A group of individuals who do not fit into the ordinary categories used by political observers and commentators. They come both from the left and from the right. They are both apolitical and ultra (three kinds of ultra: ultra-right, ultra-left and ultra-violent, who take advantage of the opportunity to break whatever can be broken).
But above all, they are "people" as the media say, or even "the people", to use the words of the far-left party La France Insoumise. Among them are many women. Motorists who cannot do without their cars to go to work - but not only. Employees, self-employed, retired people, who earn little more and often less than the median wage, i.e. €1,772 net of tax per month.

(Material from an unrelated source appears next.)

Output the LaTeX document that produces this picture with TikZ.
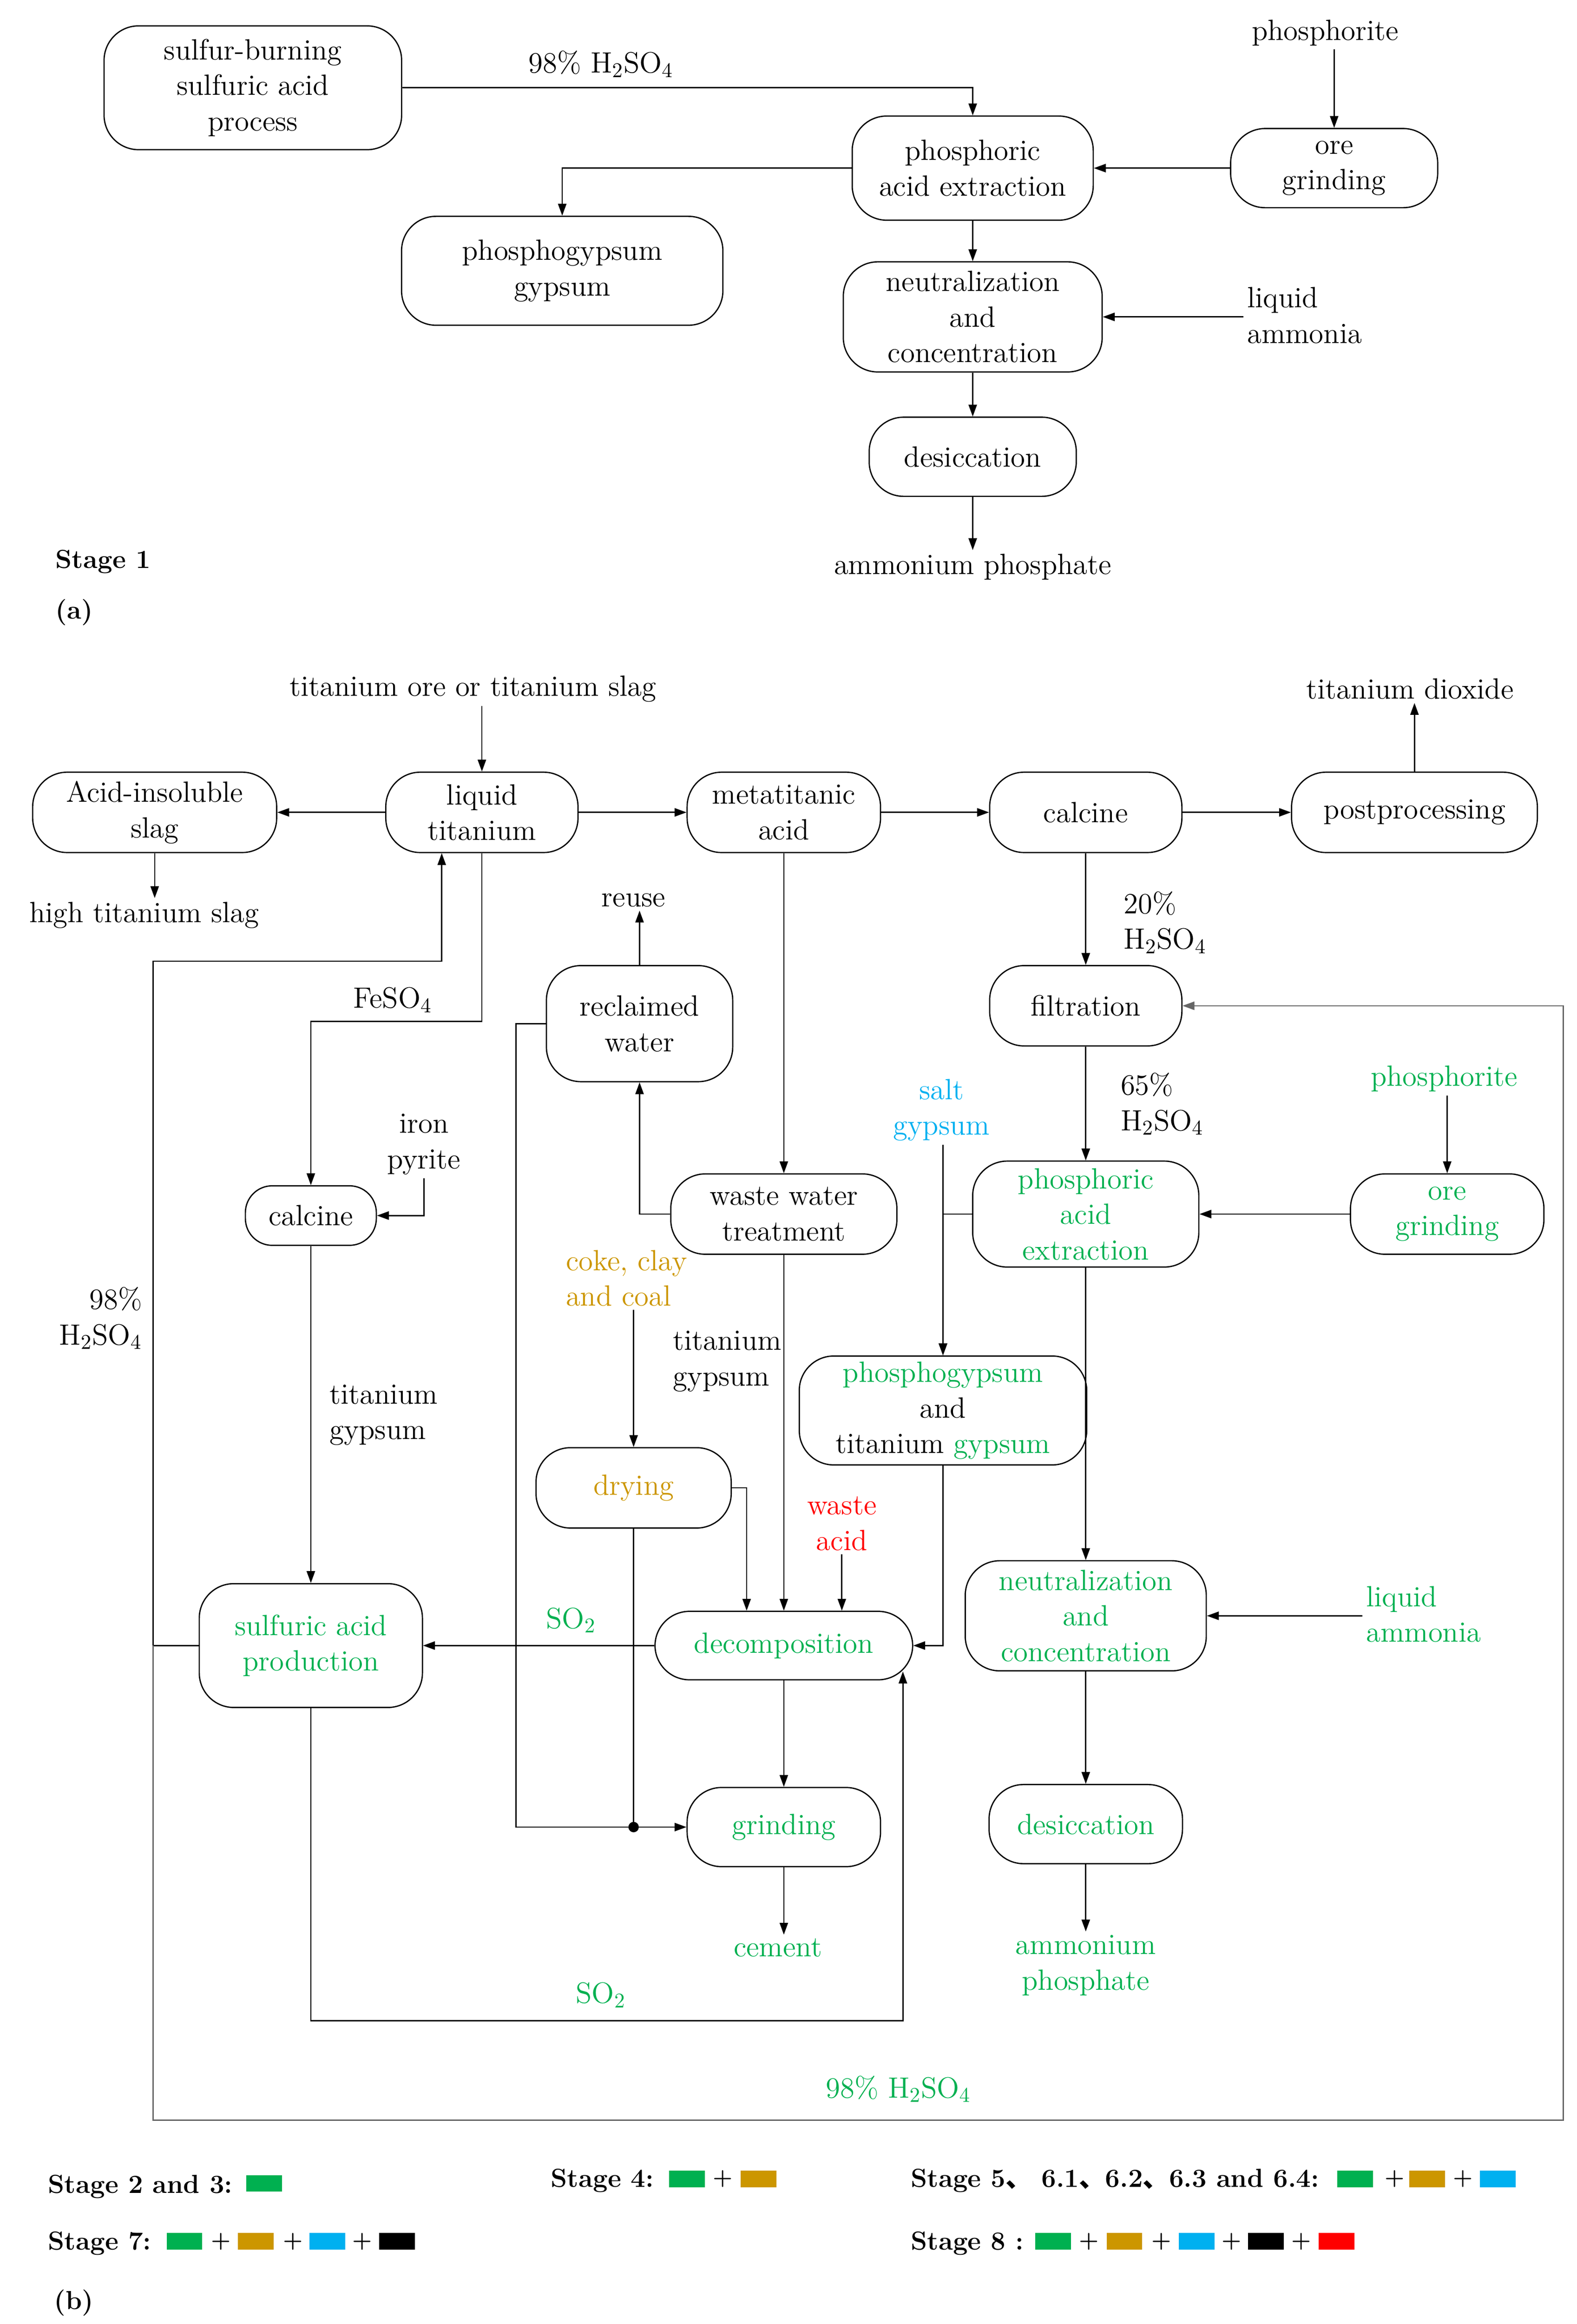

This is the "central people", declares Marine Le Pen, taking up an expression used by Jean-Luc Mélenchon during his presidential campaign meeting on the Cannebière high street in Marseille on 9 April 2017, in one of the lyrical declamations only he can deliver: "There you are, the central people, that which aspires to live from its work, from its inventions, from its poems, from its love of others". In truth, the notion of "central people" goes back a long way in French history, since it was already used in...1903, by a committee of Bonapartists who called themselves "Appel au peuple central" (literally, "call to the central people") .
A group of individuals, certainly not rich, yet not entirely poor, who feel forgotten by the Republic and who, according to polls, are supported by two thirds, if not three quarters, of the French people. How could anyone be against them?
Most are - or feel like they are - the negation of something. Non-voters, non-demonstrators (until now), non-union members (no centralized trade union officially supports the movement), non-politicized, non-represented.
What can we make of this diversity of angry outbursts? One option would be to sketch out a timeline.
- Phase 1. Rejection of increases in diesel and gasoline prices. No to the increase in fuel taxes.
- Phase 2. Extension of the protest. Protesters’ discourse generally seems to reflect more of a revolt than specific claims. "I'm tired of being powerless. What future will my child have?" wrote a protestor on his vest."The elites talk about the end of the world when we’re talking about the end of the month", proclaims another.
- Phase 3. Proliferation and radicalization of requests. No to taxes. No to the decline in purchasing power. No to elected representatives. No to the Assembly: yes to its dissolution. No to Macron: yes to his resignation.
- Phase 4. On 26 November, eight citizens - half spokespersons, half messengers - represented the "gilets jaunes" to discuss with the government and so-called "official communicators", in almost Macronian jargon.